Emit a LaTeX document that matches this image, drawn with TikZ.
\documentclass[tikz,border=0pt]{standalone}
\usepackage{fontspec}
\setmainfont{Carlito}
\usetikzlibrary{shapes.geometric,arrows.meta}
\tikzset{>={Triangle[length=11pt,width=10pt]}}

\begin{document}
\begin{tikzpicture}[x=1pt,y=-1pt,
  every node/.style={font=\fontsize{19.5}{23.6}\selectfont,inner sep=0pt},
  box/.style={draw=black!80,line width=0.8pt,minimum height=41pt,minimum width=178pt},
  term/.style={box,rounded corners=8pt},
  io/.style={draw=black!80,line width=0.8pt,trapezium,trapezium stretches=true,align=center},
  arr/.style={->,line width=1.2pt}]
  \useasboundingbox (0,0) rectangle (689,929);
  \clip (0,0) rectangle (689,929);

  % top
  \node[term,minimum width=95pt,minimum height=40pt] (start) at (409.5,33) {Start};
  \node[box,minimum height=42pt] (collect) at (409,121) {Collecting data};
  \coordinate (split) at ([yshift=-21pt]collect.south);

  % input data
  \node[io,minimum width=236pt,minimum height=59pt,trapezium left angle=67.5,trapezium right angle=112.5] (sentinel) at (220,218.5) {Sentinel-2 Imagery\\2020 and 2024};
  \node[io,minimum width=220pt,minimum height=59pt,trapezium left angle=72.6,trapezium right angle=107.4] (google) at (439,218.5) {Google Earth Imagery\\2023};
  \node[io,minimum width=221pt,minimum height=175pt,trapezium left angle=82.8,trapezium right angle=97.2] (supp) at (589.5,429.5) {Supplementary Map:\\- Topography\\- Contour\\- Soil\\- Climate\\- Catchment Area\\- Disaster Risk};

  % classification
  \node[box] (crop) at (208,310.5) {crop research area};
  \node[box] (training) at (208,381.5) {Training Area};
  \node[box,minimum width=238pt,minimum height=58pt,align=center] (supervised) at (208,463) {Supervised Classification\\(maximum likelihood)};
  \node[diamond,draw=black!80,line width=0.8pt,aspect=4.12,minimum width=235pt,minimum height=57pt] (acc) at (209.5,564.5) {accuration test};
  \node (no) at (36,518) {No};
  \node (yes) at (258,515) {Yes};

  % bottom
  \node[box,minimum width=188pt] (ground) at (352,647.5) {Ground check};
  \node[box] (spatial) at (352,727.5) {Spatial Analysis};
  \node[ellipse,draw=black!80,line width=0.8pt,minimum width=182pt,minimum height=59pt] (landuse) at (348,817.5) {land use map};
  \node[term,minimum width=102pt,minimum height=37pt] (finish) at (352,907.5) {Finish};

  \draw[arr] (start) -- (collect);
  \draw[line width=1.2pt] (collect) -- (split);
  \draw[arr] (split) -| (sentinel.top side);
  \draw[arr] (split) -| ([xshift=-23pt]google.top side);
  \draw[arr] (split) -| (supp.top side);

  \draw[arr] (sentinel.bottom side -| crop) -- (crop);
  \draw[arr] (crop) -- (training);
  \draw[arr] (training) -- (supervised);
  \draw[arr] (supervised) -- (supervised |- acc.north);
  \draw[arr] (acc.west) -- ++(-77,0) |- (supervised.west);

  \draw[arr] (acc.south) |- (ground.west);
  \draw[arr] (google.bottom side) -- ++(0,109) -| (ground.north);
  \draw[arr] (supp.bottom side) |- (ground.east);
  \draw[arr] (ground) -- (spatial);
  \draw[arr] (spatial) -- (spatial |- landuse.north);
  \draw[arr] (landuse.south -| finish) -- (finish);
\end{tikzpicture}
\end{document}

» INSTRUCTIONS FOR THE TASK
Set down each line of the material verbatim, from the first line through the line that contains "(yes) at (258,515)".

» THE ANSWER
Emit a LaTeX document that matches this image, drawn with TikZ.
\documentclass[tikz,border=0pt]{standalone}
\usepackage{fontspec}
\setmainfont{Carlito}
\usetikzlibrary{shapes.geometric,arrows.meta}
\tikzset{>={Triangle[length=11pt,width=10pt]}}

\begin{document}
\begin{tikzpicture}[x=1pt,y=-1pt,
  every node/.style={font=\fontsize{19.5}{23.6}\selectfont,inner sep=0pt},
  box/.style={draw=black!80,line width=0.8pt,minimum height=41pt,minimum width=178pt},
  term/.style={box,rounded corners=8pt},
  io/.style={draw=black!80,line width=0.8pt,trapezium,trapezium stretches=true,align=center},
  arr/.style={->,line width=1.2pt}]
  \useasboundingbox (0,0) rectangle (689,929);
  \clip (0,0) rectangle (689,929);

  % top
  \node[term,minimum width=95pt,minimum height=40pt] (start) at (409.5,33) {Start};
  \node[box,minimum height=42pt] (collect) at (409,121) {Collecting data};
  \coordinate (split) at ([yshift=-21pt]collect.south);

  % input data
  \node[io,minimum width=236pt,minimum height=59pt,trapezium left angle=67.5,trapezium right angle=112.5] (sentinel) at (220,218.5) {Sentinel-2 Imagery\\2020 and 2024};
  \node[io,minimum width=220pt,minimum height=59pt,trapezium left angle=72.6,trapezium right angle=107.4] (google) at (439,218.5) {Google Earth Imagery\\2023};
  \node[io,minimum width=221pt,minimum height=175pt,trapezium left angle=82.8,trapezium right angle=97.2] (supp) at (589.5,429.5) {Supplementary Map:\\- Topography\\- Contour\\- Soil\\- Climate\\- Catchment Area\\- Disaster Risk};

  % classification
  \node[box] (crop) at (208,310.5) {crop research area};
  \node[box] (training) at (208,381.5) {Training Area};
  \node[box,minimum width=238pt,minimum height=58pt,align=center] (supervised) at (208,463) {Supervised Classification\\(maximum likelihood)};
  \node[diamond,draw=black!80,line width=0.8pt,aspect=4.12,minimum width=235pt,minimum height=57pt] (acc) at (209.5,564.5) {accuration test};
  \node (no) at (36,518) {No};
  \node (yes) at (258,515) {Yes};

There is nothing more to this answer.